In principle, you are correct, this not a big deal. But in practice, it's been a total disaster. And didn't have to be that way -- they could have worked with their "partners" to ensure a win-win situation for everyone. Instead, they turned it into a lose-lose for everyone. They want control more than they want money.
Reddit would rather get rid of me than find a way for me to pay and I'd be happy to pay for it.
If Reddit does want to kill all third party apps complaining about how they haven't done a single thing to actually support 3rd party developers is kind of moot. But the point of the protest is how underhanded that is; they would be manipulating users and developers by lying about the whole thing. And if they actually didn't want to kill all third party apps then they still lied and are also incompetent.

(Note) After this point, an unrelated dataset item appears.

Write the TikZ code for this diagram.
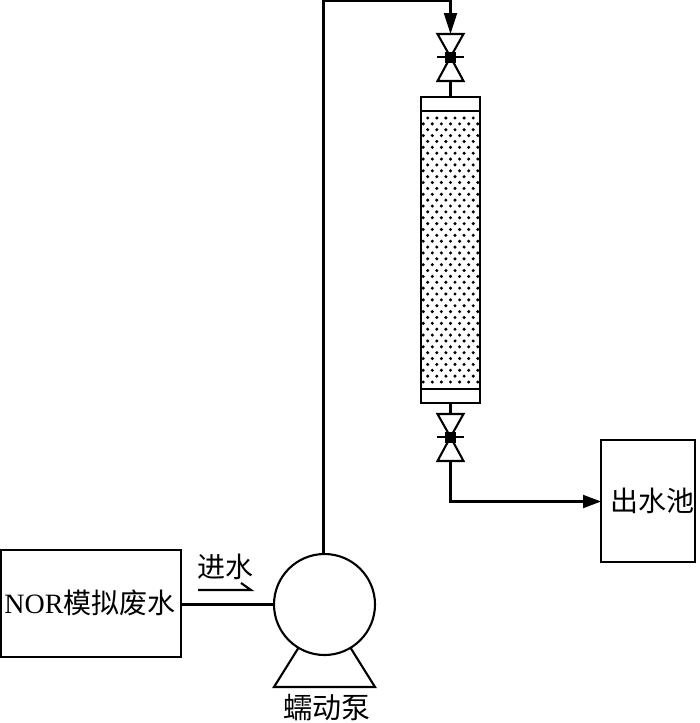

1) His prediction will come true
2) The mods who set these subreddits private will discover that private is way more palatable, enjoyable, and easy to manage than public and will leave it there.
... at which point, either new subreddits come along to pick up the public (with the former subreddits slowly collapsing into an elite or old-guard) or Reddit will drift into irrelevance, replaced by some other public gathering location.
Unbelievable - but screw you reddit. Youtube works fine, and united24 is still there.
Such a shame as I was really getting into reddit - I thought it was pretty cool.
What does moving on look like? My guess is reassigning moderators of popular subs to big-corp sympathizers. Or maybe making the private feature a paid one (my personal favorite because it's a little petty). But it could be as organic as users making clones of the popular subreddits.
If you look to Digg vs Reddit-- Digg fundamentally changed the experience of a lot of users in an in your face sort of way. The Reddit changes may make it a fundamentally different platform now, but for the vast majority of users, they won't notice.